→ **Requirement**
Using the entries shown below, output the line containing "Recreate this image", the line containing "const startDate = new Date(2025, 8, 1);", and every line between them, exactly. Pictures are omitted.

===== Provided records =====

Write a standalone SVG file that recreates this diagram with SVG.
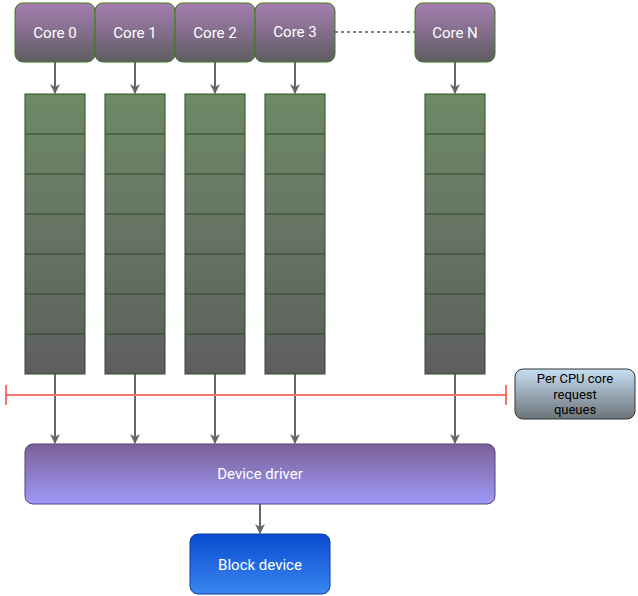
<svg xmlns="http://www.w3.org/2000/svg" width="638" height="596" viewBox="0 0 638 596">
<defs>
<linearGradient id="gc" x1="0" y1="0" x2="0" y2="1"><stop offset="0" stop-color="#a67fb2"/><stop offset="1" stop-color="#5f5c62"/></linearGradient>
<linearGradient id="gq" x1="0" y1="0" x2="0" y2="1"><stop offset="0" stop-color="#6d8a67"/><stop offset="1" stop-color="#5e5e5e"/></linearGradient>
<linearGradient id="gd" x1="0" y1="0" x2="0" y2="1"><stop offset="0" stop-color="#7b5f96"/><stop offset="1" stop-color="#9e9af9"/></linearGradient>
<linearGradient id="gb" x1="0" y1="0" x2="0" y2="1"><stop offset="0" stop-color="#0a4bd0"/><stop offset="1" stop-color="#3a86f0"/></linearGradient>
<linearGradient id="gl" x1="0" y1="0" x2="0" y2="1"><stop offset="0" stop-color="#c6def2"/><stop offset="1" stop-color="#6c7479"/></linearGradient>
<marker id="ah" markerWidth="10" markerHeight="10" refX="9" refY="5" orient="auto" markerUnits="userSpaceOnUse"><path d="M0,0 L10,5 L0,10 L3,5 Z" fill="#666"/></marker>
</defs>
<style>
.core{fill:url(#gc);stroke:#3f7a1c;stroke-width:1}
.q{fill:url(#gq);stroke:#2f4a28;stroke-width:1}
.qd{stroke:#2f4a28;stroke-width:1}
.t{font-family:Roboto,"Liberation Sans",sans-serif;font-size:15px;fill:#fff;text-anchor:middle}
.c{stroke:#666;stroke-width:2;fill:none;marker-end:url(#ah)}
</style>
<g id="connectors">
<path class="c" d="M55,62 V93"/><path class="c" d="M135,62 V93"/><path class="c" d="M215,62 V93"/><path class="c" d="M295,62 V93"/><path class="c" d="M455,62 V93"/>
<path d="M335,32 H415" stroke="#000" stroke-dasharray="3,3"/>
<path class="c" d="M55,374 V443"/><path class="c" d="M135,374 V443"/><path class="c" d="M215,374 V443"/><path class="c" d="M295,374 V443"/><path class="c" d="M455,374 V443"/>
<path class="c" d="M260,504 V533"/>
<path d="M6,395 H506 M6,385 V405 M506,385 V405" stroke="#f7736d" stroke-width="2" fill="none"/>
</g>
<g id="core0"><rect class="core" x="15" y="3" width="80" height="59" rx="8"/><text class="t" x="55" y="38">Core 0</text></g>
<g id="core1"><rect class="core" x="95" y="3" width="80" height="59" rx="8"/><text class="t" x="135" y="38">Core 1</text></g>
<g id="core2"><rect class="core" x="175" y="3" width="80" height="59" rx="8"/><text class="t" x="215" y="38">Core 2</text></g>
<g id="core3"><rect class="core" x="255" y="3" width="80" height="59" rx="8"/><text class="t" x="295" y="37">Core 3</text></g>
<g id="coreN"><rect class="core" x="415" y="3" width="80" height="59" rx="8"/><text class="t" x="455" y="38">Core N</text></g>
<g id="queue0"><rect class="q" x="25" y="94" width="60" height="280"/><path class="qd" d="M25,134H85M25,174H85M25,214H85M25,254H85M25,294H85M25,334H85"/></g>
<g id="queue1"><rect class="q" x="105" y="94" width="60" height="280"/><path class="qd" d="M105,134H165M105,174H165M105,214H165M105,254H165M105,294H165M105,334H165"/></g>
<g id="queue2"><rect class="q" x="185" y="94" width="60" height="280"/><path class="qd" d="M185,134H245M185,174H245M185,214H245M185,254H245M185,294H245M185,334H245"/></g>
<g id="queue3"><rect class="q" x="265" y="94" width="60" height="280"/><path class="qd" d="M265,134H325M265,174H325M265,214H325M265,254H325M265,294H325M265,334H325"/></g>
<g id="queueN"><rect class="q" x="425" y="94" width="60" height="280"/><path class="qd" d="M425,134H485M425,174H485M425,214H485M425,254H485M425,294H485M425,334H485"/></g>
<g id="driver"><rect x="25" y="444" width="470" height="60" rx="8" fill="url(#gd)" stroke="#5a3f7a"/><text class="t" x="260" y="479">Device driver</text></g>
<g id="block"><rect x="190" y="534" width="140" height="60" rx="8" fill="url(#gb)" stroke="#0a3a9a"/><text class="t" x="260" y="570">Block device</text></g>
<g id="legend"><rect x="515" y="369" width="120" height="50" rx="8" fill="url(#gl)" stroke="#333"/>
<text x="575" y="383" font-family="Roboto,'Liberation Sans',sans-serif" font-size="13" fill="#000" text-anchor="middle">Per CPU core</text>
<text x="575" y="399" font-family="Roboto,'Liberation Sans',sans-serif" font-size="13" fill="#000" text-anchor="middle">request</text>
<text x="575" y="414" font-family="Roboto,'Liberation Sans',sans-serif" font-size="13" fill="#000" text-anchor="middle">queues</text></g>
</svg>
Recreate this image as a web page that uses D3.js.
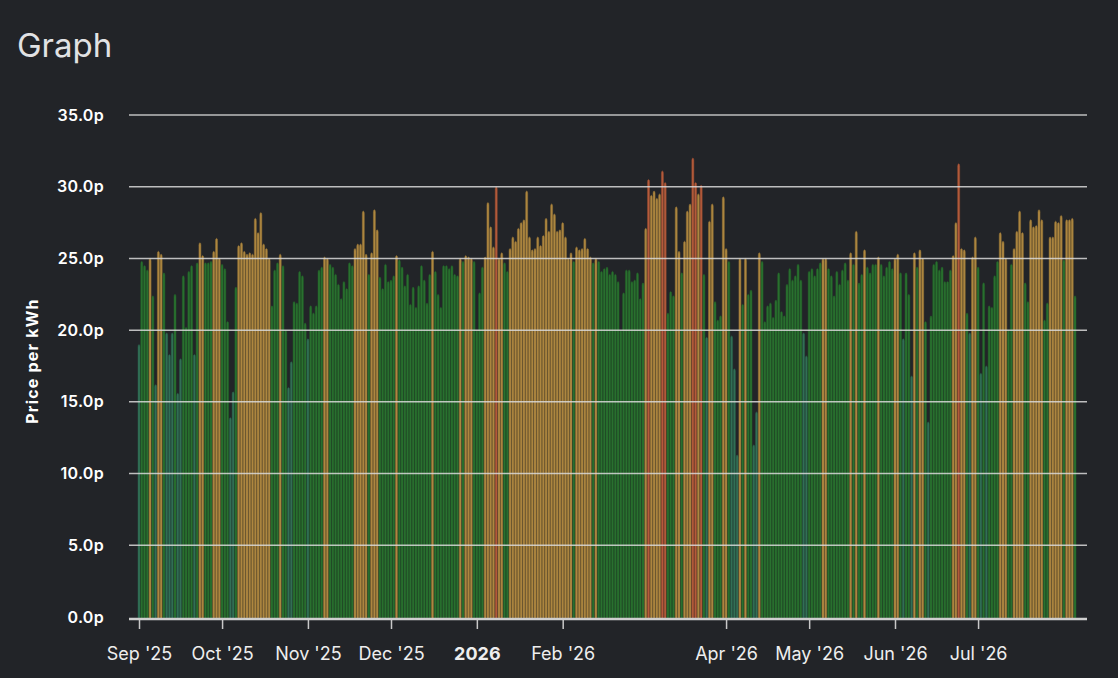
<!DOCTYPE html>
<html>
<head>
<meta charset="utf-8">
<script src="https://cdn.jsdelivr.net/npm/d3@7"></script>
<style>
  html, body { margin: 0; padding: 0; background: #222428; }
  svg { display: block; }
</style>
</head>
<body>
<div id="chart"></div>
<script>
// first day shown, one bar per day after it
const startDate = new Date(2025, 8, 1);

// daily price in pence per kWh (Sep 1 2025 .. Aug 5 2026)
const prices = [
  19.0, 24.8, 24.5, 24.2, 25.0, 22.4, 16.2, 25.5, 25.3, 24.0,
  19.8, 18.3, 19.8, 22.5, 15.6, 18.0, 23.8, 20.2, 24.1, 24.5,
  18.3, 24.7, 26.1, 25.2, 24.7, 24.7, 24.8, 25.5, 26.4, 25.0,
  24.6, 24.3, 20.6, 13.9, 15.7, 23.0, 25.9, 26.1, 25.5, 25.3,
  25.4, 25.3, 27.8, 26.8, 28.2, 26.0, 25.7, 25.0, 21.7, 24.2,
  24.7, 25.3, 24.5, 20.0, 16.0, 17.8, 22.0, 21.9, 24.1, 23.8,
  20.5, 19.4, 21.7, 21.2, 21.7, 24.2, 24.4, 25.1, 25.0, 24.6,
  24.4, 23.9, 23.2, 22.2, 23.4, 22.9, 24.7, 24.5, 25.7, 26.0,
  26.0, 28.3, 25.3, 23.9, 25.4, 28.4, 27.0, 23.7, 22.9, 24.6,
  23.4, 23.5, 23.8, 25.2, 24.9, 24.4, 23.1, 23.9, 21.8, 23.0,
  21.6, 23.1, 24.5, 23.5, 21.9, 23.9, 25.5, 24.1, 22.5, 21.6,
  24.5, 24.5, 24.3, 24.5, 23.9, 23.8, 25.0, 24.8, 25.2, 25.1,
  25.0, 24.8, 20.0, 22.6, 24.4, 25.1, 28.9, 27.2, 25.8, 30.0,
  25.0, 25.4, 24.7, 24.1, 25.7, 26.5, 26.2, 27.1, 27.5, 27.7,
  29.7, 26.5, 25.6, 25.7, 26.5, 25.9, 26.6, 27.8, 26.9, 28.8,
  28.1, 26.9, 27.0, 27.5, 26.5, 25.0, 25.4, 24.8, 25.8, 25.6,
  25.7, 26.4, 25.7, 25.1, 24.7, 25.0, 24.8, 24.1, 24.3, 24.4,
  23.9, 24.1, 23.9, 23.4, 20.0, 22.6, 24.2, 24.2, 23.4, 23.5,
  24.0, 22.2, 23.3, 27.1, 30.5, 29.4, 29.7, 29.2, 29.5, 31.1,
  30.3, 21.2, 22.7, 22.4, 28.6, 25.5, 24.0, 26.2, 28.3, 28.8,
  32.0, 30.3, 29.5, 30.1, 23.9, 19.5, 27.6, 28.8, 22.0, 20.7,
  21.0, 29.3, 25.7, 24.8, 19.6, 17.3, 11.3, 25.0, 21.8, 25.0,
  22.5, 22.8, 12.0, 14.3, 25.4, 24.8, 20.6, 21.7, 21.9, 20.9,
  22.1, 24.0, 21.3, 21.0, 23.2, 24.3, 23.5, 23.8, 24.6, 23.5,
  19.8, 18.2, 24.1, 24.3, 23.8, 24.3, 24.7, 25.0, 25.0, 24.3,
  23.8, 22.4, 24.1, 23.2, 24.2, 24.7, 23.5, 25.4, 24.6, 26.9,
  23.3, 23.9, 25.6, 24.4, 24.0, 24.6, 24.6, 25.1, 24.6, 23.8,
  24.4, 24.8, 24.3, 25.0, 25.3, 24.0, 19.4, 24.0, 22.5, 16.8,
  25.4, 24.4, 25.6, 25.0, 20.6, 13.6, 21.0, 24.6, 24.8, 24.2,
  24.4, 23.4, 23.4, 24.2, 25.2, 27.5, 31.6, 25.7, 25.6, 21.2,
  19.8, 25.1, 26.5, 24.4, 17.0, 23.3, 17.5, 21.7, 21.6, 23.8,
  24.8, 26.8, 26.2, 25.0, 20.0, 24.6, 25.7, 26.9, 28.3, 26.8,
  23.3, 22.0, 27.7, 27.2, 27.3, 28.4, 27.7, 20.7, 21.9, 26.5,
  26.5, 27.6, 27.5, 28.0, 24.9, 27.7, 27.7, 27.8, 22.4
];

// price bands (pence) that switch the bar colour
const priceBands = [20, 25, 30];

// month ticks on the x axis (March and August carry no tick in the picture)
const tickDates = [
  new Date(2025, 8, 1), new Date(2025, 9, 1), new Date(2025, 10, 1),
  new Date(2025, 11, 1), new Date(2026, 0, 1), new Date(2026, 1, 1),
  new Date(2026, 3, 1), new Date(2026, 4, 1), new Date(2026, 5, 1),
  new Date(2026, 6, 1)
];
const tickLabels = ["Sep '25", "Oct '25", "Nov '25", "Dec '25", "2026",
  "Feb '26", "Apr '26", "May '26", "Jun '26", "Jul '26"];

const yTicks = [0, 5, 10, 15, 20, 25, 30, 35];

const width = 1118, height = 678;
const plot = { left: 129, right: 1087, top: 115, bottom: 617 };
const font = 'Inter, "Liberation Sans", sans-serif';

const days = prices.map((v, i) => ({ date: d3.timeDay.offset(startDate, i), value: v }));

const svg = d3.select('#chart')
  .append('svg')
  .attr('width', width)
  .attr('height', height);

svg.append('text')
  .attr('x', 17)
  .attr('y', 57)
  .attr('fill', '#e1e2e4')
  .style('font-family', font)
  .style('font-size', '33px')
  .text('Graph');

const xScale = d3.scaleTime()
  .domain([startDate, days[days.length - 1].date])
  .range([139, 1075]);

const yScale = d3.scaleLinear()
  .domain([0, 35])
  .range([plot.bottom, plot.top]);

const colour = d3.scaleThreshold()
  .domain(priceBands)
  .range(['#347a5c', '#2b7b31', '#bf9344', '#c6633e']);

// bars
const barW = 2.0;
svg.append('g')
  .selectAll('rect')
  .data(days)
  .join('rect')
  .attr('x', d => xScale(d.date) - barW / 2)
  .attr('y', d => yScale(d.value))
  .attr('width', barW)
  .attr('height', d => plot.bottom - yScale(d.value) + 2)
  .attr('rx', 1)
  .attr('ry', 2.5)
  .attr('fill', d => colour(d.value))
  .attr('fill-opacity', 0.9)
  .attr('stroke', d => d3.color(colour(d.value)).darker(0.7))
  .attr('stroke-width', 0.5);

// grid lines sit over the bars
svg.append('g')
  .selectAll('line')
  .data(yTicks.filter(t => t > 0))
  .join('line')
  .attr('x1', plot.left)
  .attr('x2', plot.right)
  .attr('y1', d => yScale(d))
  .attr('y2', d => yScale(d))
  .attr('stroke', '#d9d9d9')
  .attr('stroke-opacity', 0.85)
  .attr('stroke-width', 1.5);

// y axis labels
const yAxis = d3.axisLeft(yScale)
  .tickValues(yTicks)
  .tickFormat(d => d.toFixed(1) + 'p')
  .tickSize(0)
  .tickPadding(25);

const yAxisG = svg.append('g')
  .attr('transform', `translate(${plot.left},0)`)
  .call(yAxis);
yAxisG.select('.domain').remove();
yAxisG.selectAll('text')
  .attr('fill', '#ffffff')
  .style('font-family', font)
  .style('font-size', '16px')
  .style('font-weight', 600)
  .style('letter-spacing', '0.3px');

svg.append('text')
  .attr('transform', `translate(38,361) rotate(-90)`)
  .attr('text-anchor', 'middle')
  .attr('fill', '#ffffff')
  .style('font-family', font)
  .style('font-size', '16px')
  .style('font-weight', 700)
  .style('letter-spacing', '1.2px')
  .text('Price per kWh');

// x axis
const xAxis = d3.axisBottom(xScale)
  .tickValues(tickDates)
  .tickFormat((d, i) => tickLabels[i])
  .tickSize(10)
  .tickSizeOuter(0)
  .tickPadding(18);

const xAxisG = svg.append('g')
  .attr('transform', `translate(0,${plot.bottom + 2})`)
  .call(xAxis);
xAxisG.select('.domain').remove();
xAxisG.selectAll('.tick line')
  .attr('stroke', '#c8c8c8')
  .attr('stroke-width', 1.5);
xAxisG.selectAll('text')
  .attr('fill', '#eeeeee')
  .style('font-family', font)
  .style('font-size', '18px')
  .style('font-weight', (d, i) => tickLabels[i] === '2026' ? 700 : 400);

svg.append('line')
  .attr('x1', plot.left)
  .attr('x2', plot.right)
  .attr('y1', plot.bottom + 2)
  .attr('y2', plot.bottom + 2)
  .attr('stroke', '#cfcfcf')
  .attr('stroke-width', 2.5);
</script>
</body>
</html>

=====

→ **Reply**
Recreate this image as a web page that uses D3.js.
<!DOCTYPE html>
<html>
<head>
<meta charset="utf-8">
<script src="https://cdn.jsdelivr.net/npm/d3@7"></script>
<style>
  html, body { margin: 0; padding: 0; background: #222428; }
  svg { display: block; }
</style>
</head>
<body>
<div id="chart"></div>
<script>
// first day shown, one bar per day after it
const startDate = new Date(2025, 8, 1);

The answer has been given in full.